Do bands like those have an obligation to go to step two once they've gotten their foot in the door, or are they simply being used to plant seeds that God will direct someone else to water?

Since going to work for About, I have seen both types of bands.

  1. The band who uses their music/lyrics to do ministry -- teaching and edifying -- and they are quite open about who/what they're talking about in their lyrics. Examples -- Casting Crowns, MercyMe, Jonah33, Todd Agnew. These bands/artists are sometimes considered to be "too preachy" and "unable to reach the unsaved" because "if someone doesn't know Christ, they won't listen to someone singing about Him."

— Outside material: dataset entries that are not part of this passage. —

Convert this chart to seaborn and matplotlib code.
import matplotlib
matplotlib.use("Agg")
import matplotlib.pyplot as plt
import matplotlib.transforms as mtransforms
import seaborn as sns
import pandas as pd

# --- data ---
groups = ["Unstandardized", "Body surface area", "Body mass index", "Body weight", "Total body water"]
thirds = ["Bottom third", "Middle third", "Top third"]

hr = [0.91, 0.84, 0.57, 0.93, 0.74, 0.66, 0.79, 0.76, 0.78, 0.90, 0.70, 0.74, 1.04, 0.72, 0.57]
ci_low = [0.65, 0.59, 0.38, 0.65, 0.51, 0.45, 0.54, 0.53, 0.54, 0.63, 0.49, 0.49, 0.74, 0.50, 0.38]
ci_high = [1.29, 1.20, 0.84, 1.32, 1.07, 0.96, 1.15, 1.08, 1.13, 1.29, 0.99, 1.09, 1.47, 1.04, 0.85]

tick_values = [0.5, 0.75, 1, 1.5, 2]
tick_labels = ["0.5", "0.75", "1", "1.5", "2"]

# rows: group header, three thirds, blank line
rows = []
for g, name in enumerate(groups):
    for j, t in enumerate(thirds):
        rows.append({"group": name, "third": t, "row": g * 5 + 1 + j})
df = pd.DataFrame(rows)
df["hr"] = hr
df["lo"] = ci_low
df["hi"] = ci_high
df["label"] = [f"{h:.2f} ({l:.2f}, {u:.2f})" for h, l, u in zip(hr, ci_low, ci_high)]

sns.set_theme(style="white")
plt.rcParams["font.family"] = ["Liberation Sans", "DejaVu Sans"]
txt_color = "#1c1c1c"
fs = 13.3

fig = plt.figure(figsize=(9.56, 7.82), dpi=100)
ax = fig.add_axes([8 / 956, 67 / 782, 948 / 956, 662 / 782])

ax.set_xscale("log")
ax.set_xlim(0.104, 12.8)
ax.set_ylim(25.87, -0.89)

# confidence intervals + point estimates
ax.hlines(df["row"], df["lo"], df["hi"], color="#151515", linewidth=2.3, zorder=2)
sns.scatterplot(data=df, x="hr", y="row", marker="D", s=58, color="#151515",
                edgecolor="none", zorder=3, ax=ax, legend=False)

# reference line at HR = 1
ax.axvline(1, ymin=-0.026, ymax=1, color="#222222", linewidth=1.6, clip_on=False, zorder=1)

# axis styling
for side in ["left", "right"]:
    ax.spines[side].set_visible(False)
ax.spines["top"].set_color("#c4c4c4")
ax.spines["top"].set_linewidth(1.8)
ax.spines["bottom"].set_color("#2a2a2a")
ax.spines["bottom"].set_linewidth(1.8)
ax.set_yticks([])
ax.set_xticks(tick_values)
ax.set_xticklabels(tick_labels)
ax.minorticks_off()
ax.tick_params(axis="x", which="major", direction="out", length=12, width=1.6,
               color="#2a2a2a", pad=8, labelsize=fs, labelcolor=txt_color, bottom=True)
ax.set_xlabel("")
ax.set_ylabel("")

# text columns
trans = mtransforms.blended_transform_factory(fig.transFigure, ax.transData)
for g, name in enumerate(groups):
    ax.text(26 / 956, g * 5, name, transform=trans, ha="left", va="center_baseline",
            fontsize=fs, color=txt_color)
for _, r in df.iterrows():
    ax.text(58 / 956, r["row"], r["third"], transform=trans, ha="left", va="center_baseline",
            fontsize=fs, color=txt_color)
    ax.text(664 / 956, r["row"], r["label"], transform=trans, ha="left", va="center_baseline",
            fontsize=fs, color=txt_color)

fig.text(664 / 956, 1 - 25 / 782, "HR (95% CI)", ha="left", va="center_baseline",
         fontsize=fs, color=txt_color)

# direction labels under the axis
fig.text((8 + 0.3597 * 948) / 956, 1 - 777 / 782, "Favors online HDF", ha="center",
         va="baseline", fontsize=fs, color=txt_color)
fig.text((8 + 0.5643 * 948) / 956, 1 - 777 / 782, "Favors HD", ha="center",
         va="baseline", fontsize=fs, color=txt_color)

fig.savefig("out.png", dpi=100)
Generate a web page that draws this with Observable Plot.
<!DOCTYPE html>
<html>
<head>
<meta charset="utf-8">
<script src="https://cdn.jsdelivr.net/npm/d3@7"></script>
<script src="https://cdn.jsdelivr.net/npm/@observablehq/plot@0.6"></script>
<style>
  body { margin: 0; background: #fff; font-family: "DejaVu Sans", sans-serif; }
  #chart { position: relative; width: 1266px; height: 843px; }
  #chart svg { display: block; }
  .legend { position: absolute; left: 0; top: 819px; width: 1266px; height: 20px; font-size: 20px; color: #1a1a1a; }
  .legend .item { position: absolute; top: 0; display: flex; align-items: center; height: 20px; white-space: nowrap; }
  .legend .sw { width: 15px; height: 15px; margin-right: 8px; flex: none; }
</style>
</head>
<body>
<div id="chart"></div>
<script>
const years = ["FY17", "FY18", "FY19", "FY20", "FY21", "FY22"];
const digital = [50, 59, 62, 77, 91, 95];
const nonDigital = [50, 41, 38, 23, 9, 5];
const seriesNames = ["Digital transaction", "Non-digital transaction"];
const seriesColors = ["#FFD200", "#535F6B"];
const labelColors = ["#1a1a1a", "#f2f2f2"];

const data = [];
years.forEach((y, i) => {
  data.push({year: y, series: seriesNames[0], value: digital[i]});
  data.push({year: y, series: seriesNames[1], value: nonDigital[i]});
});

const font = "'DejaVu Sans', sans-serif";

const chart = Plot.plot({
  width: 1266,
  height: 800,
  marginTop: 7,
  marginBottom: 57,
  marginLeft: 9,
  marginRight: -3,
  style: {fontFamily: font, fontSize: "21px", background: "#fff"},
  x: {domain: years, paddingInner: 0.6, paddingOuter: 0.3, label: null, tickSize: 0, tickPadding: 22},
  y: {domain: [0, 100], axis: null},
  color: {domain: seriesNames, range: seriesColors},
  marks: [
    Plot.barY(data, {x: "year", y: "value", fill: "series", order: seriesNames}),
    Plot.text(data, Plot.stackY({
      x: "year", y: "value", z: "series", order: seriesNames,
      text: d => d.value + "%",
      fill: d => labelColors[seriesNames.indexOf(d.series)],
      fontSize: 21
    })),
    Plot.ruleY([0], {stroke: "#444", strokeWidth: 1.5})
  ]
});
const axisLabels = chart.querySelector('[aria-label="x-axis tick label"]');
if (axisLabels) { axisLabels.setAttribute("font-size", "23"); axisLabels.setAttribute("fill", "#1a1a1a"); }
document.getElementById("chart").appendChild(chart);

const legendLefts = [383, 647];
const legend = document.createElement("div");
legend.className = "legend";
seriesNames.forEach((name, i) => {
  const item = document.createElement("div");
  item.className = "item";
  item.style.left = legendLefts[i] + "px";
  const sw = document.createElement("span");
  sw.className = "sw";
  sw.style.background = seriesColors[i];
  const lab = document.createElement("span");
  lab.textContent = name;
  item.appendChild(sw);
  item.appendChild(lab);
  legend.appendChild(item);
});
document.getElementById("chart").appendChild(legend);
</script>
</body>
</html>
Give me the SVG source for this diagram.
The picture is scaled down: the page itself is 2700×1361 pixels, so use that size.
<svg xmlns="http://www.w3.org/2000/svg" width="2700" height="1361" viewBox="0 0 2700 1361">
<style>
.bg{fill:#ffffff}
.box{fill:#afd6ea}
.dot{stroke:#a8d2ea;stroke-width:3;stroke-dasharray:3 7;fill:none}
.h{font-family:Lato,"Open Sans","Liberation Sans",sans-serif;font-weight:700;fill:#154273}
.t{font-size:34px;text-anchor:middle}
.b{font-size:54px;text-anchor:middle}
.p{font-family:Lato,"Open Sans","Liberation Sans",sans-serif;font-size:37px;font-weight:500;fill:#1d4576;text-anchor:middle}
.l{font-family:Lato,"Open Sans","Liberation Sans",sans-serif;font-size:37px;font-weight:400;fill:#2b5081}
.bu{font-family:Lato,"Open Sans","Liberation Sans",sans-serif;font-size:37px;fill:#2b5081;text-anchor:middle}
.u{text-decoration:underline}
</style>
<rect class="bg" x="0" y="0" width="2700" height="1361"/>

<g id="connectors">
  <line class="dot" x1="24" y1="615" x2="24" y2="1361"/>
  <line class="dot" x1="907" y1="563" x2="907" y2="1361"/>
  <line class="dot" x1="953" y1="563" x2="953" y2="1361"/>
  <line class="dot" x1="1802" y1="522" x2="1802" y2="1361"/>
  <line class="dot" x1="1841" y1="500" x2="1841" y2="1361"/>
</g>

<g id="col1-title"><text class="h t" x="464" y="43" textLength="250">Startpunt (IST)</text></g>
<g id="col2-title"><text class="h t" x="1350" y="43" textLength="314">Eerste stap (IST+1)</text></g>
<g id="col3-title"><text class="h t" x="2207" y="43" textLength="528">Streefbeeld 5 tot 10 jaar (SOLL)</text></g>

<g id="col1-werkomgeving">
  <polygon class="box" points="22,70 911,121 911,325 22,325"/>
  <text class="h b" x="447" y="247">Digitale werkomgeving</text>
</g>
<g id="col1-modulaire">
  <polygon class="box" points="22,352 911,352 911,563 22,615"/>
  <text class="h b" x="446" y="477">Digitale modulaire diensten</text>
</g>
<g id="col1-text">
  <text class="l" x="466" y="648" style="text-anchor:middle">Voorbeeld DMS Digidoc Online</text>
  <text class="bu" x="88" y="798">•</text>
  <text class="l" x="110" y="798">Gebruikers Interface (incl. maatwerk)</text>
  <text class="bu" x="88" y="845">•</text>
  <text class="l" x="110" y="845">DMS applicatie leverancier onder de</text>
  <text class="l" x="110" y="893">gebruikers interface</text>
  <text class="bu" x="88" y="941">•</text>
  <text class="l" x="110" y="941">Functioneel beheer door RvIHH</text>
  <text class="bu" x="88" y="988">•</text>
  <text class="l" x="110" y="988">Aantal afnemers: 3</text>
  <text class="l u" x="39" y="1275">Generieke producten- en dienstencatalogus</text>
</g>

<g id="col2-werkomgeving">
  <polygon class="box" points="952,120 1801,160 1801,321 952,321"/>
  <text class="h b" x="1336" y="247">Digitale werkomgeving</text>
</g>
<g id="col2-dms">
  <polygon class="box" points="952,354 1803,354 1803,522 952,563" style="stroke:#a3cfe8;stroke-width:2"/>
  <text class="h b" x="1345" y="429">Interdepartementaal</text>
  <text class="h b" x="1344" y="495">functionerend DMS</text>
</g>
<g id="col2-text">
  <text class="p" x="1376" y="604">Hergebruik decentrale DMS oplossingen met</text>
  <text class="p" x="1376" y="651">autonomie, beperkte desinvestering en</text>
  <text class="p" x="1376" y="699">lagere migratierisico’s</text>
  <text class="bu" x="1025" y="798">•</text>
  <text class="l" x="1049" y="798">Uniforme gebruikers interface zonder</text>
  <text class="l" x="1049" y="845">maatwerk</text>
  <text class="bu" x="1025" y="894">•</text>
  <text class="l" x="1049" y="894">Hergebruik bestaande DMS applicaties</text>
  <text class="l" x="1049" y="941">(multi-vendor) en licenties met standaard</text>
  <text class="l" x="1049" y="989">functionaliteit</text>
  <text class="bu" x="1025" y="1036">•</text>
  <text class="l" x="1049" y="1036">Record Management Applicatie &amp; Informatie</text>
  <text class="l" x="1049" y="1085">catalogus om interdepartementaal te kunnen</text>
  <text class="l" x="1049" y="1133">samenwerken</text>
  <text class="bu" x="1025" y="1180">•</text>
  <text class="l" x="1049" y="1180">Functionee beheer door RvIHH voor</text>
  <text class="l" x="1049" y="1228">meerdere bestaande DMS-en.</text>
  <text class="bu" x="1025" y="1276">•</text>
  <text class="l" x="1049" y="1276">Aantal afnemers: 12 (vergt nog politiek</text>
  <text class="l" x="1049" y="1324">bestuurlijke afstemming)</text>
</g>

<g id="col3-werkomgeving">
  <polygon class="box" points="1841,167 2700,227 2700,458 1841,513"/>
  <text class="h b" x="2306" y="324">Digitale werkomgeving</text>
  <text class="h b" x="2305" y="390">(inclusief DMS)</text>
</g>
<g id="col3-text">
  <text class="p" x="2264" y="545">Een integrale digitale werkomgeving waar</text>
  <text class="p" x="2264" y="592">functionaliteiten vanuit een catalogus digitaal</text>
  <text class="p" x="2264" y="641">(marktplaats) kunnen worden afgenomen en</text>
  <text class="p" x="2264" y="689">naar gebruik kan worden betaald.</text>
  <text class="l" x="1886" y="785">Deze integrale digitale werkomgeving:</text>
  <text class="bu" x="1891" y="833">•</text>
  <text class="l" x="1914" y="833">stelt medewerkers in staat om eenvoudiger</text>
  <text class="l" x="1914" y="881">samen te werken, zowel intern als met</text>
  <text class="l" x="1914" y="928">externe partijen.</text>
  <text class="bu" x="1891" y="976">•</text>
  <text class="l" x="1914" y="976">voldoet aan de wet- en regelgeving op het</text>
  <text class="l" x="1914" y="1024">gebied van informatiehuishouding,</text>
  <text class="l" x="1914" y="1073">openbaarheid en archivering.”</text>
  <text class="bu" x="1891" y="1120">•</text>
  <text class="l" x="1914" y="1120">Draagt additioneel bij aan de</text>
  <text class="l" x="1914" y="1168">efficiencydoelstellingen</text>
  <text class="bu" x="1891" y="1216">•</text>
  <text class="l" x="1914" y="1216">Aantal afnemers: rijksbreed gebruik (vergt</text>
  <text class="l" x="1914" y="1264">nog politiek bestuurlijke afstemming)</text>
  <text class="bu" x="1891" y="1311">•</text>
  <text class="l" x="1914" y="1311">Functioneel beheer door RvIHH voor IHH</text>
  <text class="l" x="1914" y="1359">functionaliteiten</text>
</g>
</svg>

  2. The band who crosses more into the mainstream/secular world, "taking the medicine to the sick." They don't hide their faith, but they don't spell it out in their lyrics and end up with veiled references to Jesus. Examples -- Flyleaf, Admiral Twin, Switchfoot. These are the kinds of bands that people frequently ask about because they can't tell by listening to the music. For the record -- I've spent some time with Flyleaf, and Lacey Mosley and the guys talk about their faith in a more outspoken way than just about anyone else I've ever met!

One song that makes a good example of this has the following lines:

    the different stars tonight
    will somehow fade the same
    and all the tears we cry
    tell us we're made the same
    and when we fall aside
    let's hope we fall in place
    we built our different lives
    but they all break the same

    - From Mute Math's self-titled, 2006 release

As a Christian, I can see a Christian perspective there, but would someone who wasn't saved see it? I was called in to referee an argument about this very song. The Christian said it was about all of us being God's children, and even after we're saved, and things are different, we're still no better and no more loved by God than the unsaved. The non-believer said it was about racism -- doesn't matter the color of your skin, we all bleed red! I believe that people hear and see based on where they're at during a particular time in life. So will someone who is seeing things with a world view see even so much as a Christian flicker? Shouldn't that be a factor?

There is now a third type of band: the band who has both type 1 lyrics and type 2 lyrics, yet they are adamant that they are not a "Christian band." In the summer of 2005, Mute Math sued their parent label, Warner Brothers, in order to get themselves off of the Word label, since they didn't want to be considered a "Christian band." The suit was settled in August 2006.

So what does make a song or a band Christian?